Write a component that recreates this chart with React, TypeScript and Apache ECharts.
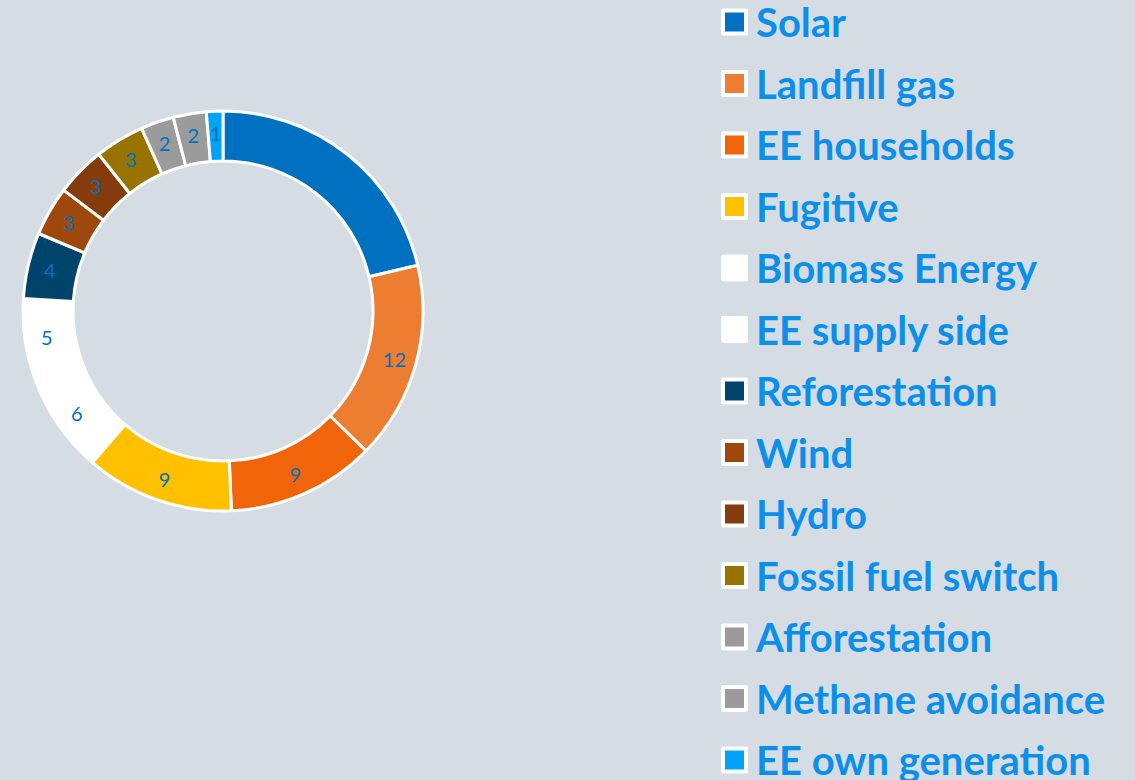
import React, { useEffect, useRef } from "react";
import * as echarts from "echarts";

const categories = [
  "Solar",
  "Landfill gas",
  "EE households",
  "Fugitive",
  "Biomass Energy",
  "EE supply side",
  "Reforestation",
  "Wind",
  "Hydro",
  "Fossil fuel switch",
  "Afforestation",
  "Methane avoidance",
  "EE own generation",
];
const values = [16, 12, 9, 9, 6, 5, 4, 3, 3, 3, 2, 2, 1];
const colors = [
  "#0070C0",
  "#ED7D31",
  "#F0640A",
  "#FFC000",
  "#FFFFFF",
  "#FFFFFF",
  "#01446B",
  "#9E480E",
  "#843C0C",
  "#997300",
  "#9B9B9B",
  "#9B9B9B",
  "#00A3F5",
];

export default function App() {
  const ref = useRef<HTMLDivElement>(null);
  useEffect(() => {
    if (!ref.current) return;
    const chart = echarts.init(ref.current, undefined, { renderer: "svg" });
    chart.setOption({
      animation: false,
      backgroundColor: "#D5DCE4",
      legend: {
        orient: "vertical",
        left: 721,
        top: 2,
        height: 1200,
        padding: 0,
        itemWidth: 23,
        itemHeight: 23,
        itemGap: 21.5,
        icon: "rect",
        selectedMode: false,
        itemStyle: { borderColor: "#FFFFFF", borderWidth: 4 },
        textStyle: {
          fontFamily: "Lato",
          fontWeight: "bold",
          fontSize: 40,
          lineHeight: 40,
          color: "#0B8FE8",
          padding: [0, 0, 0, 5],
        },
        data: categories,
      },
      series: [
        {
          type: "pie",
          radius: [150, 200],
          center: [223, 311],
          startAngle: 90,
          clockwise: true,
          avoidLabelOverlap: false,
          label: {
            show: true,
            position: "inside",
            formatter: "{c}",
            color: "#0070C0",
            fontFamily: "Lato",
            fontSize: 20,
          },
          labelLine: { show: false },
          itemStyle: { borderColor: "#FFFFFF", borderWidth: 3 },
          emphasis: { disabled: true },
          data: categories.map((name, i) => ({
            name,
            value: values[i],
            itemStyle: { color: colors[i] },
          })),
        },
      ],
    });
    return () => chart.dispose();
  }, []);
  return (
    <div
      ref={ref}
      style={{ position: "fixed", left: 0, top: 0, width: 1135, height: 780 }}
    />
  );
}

__________________________________________________

* **Set task**
All of the data above should be transcribed verbatim, with pictures omitted.

* **Finished task**
Write a component that recreates this chart with React, TypeScript and Apache ECharts.
import React, { useEffect, useRef } from "react";
import * as echarts from "echarts";

const categories = [
  "Solar",
  "Landfill gas",
  "EE households",
  "Fugitive",
  "Biomass Energy",
  "EE supply side",
  "Reforestation",
  "Wind",
  "Hydro",
  "Fossil fuel switch",
  "Afforestation",
  "Methane avoidance",
  "EE own generation",
];
const values = [16, 12, 9, 9, 6, 5, 4, 3, 3, 3, 2, 2, 1];
const colors = [
  "#0070C0",
  "#ED7D31",
  "#F0640A",
  "#FFC000",
  "#FFFFFF",
  "#FFFFFF",
  "#01446B",
  "#9E480E",
  "#843C0C",
  "#997300",
  "#9B9B9B",
  "#9B9B9B",
  "#00A3F5",
];

export default function App() {
  const ref = useRef<HTMLDivElement>(null);
  useEffect(() => {
    if (!ref.current) return;
    const chart = echarts.init(ref.current, undefined, { renderer: "svg" });
    chart.setOption({
      animation: false,
      backgroundColor: "#D5DCE4",
      legend: {
        orient: "vertical",
        left: 721,
        top: 2,
        height: 1200,
        padding: 0,
        itemWidth: 23,
        itemHeight: 23,
        itemGap: 21.5,
        icon: "rect",
        selectedMode: false,
        itemStyle: { borderColor: "#FFFFFF", borderWidth: 4 },
        textStyle: {
          fontFamily: "Lato",
          fontWeight: "bold",
          fontSize: 40,
          lineHeight: 40,
          color: "#0B8FE8",
          padding: [0, 0, 0, 5],
        },
        data: categories,
      },
      series: [
        {
          type: "pie",
          radius: [150, 200],
          center: [223, 311],
          startAngle: 90,
          clockwise: true,
          avoidLabelOverlap: false,
          label: {
            show: true,
            position: "inside",
            formatter: "{c}",
            color: "#0070C0",
            fontFamily: "Lato",
            fontSize: 20,
          },
          labelLine: { show: false },
          itemStyle: { borderColor: "#FFFFFF", borderWidth: 3 },
          emphasis: { disabled: true },
          data: categories.map((name, i) => ({
            name,
            value: values[i],
            itemStyle: { color: colors[i] },
          })),
        },
      ],
    });
    return () => chart.dispose();
  }, []);
  return (
    <div
      ref={ref}
      style={{ position: "fixed", left: 0, top: 0, width: 1135, height: 780 }}
    />
  );
}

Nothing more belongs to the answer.